I am getting below exception on our production environment. After this exception we get serialization exception continuously.
Heuristic completion: outcome state is mixed; nested exception is org.springframework.data.gemfire.GemfireTransactionCommitException:
Unexpected failure on commit of Cache local transaction; nested exception is com.gemstone.gemfire.cache.CommitIncompleteException:
Incomplete commit of transaction TXId: c11pcsssvc64(eisCacheServer_c11pcsssvc64.dswh.ds.adp.com:63400)<v2>:4723:70384. Caused by the following exceptions:
From member: 100.99.18.94(eisCacheServer_c13pcsssvc696.dswh.ds.adp.com:77303)<v3>:23007 com.gemstone.gemfire.cache.query.IndexMaintenanceException:
com.gemstone.gemfire.cache.query.internal.index.IMQException, caused by com.gemstone.gemfire.cache.query.internal.index.IMQException
at com.gemstone.gemfire.internal.cache.LocalRegion.txApplyPutPart2(LocalRegion.java:5090)
at com.gemstone.gemfire.internal.cache.AbstractRegionMap.txApplyPut(AbstractRegionMap.java:3488)
at com.gemstone.gemfire.internal.cache.LocalRegion.txApplyPut(LocalRegion.java:5058)
at com.gemstone.gemfire.internal.cache.TXCommitMessage$RegionCommit.txApplyEntryOp(TXCommitMessage.java:1296)
at com.gemstone.gemfire.internal.cache.TXCommitMessage$RegionCommit$FarSideEntryOp.process(TXCommitMessage.java:1566)
at com.gemstone.gemfire.internal.cache.TXCommitMessage.basicProcessOps(TXCommitMessage.java:719)
at com.gemstone.gemfire.internal.cache.TXCommitMessage.basicProcess(TXCommitMessage.java:655)
at com.gemstone.gemfire.internal.cache.TXCommitMessage$CommitProcessMessage.basicProcess(TXCommitMessage.java:1737)
at com.gemstone.gemfire.internal.cache.TXCommitMessage$CommitProcessForLockIdMessage.process(TXCommitMessage.java:1657)
at com.gemstone.gemfire.distributed.internal.DistributionMessage.scheduleAction(DistributionMessage.java:305)
at com.gemstone.gemfire.distributed.internal.DistributionMessage$1.run(DistributionMessage.java:368)
at java.util.concurrent.ThreadPoolExecutor.runWorker(ThreadPoolExecutor.java:1142)
at java.util.concurrent.ThreadPoolExecutor$Worker.run(ThreadPoolExecutor.java:617)
at com.gemstone.gemfire.distributed.internal.DistributionManager.runUntilShutdown(DistributionManager.java:692)
at com.gemstone.gemfire.distributed.internal.DistributionManager$4$1.run(DistributionManager.java:963)
at java.lang.Thread.run(Thread.java:745).,
After this data get corrupted from region and we get serialization exception when we hit any API which brings data from corrupted region
An IOException was thrown while deserializing; nested exception is com.gemstone.gemfire.SerializationException:
An IOException was thrown while deserializing ,Cause=org.springframework.dao.DataAccessResourceFailureException:
An IOException was thrown while deserializing; nested exception is com.gemstone.gemfire.SerializationException:
An IOException was thrown while deserializing
prod setup: we have 2 data nodes.
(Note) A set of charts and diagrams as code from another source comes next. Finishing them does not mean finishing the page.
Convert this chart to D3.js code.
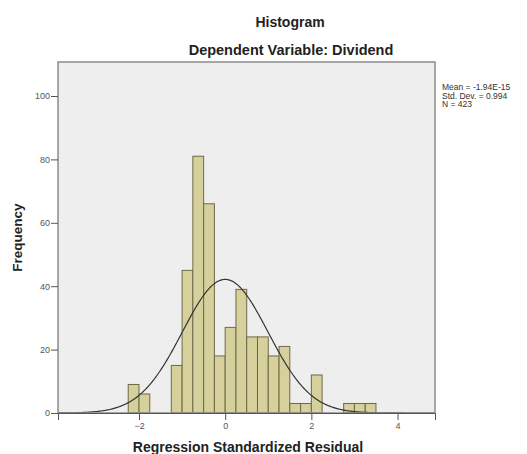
<!DOCTYPE html>
<html>
<head>
<meta charset="utf-8">
<script src="https://cdn.jsdelivr.net/npm/d3@7"></script>
<style>
  body { margin: 0; background: #fff; }
  text { font-family: Arial, "Liberation Sans", sans-serif; }
</style>
</head>
<body>
<div id="chart"></div>
<script>
// histogram of residuals, bins of 0.25
const binStarts = [-2.25, -2.0, -1.25, -1.0, -0.75, -0.5, -0.25, 0, 0.25, 0.5, 0.75, 1.0, 1.25, 1.5, 1.75, 2.0, 2.75, 3.0, 3.25]
const counts = [9, 6, 15, 45, 81, 66, 18, 27, 39, 24, 24, 18, 21, 3, 3, 12, 3, 3, 3]
const binWidth = 0.25
const xTicks = [-2, 0, 2, 4]
const yTicks = [0, 20, 40, 60, 80, 100]
const statLines = ['Mean = -1.94E-15', 'Std. Dev. = 0.994', 'N = 423']
const mean = 0
const sd = 0.994
const n = 420

const W = 527, H = 454
const margin = { top: 62, right: 92, bottom: 41, left: 58 }
const width = W - margin.left - margin.right
const height = H - margin.top - margin.bottom

const svg = d3.select('#chart').append('svg')
  .attr('width', W)
  .attr('height', H)

svg.append('text')
  .attr('x', 290).attr('y', 27)
  .attr('text-anchor', 'middle')
  .attr('font-size', 14).attr('font-weight', 'bold').attr('fill', '#222')
  .text('Histogram')
svg.append('text')
  .attr('x', 291).attr('y', 55)
  .attr('text-anchor', 'middle')
  .attr('font-size', 14.5).attr('font-weight', 'bold').attr('fill', '#222')
  .text('Dependent Variable: Dividend')

const g = svg.append('g')
  .attr('transform', `translate(${margin.left}, ${margin.top})`)

const x = d3.scaleLinear().domain([-3.88, 4.87]).range([0, width])
const y = d3.scaleLinear().domain([0, 110]).range([height, height - 110 * 3.17])

g.append('rect')
  .attr('width', width).attr('height', height)
  .attr('fill', '#eeeeee')

// bars
g.selectAll('rect.bar')
  .data(binStarts.map((s, i) => ({ s, c: counts[i] })))
  .enter().append('rect')
    .attr('class', 'bar')
    .attr('x', d => x(d.s))
    .attr('y', d => y(d.c))
    .attr('width', x(binWidth) - x(0))
    .attr('height', d => y(0) - y(d.c))
    .attr('fill', '#d5d09c')
    .attr('stroke', '#6e6a45')
    .attr('stroke-width', 1)

// fitted normal curve
const curve = d3.range(-3.88, 4.87, 0.02).map(v => [v,
  n * binWidth / (sd * Math.sqrt(2 * Math.PI)) * Math.exp(-0.5 * ((v - mean) / sd) ** 2)])
g.append('path')
  .datum(curve)
  .attr('fill', 'none')
  .attr('stroke', '#333')
  .attr('stroke-width', 1.2)
  .attr('d', d3.line().x(d => x(d[0])).y(d => y(d[1])))

// frame
g.append('rect')
  .attr('width', width).attr('height', height)
  .attr('fill', 'none')
  .attr('stroke', '#8c8c8c')
  .attr('stroke-width', 1.5)

const yAxis = g.append('g')
  .call(d3.axisLeft(y).tickValues(yTicks).tickSize(7).tickPadding(1))
yAxis.select('.domain').remove()
yAxis.selectAll('line').attr('stroke', '#555')
yAxis.selectAll('text').attr('font-size', 9).attr('fill', '#555')

const xAxis = g.append('g')
  .attr('transform', `translate(0, ${height})`)
  .call(d3.axisBottom(x).tickValues(xTicks).tickSize(7).tickPadding(3))
xAxis.select('.domain').attr('stroke', '#555')
xAxis.selectAll('line').attr('stroke', '#555')
xAxis.selectAll('text').attr('font-size', 9).attr('fill', '#555')

svg.append('text')
  .attr('transform', `translate(22, ${margin.top + height / 2}) rotate(-90)`)
  .attr('text-anchor', 'middle')
  .attr('font-size', 13.5).attr('font-weight', 'bold').attr('fill', '#222')
  .text('Frequency')

svg.append('text')
  .attr('x', 248).attr('y', 452)
  .attr('text-anchor', 'middle')
  .attr('font-size', 14).attr('font-weight', 'bold').attr('fill', '#222')
  .text('Regression Standardized Residual')

svg.append('g').selectAll('text')
  .data(statLines)
  .enter().append('text')
    .attr('x', 442)
    .attr('y', (d, i) => 90 + i * 8.5)
    .attr('font-size', 8.5)
    .attr('fill', '#333')
    .text(d => d)
</script>
</body>
</html>
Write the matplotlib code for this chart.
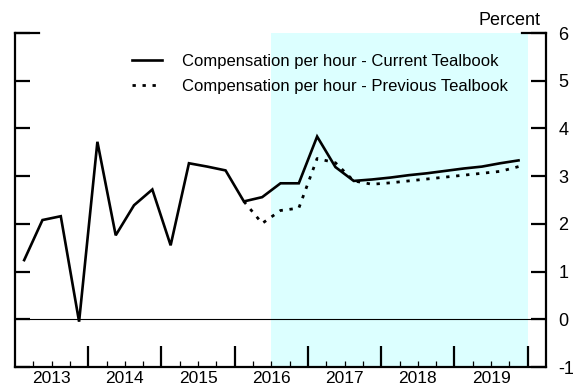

Embedded tomcat gemfire node. Gemfire version is 7.0.2(we cannot upgrade to latest version) 2 locators 8 regions
After analysing we found that this might be happening while data sync up between 2 data nodes. Problem is we couldnt reproduce this issue on any lower environments. This only happens on prod intermittently. Does anyone has any idea about this issue?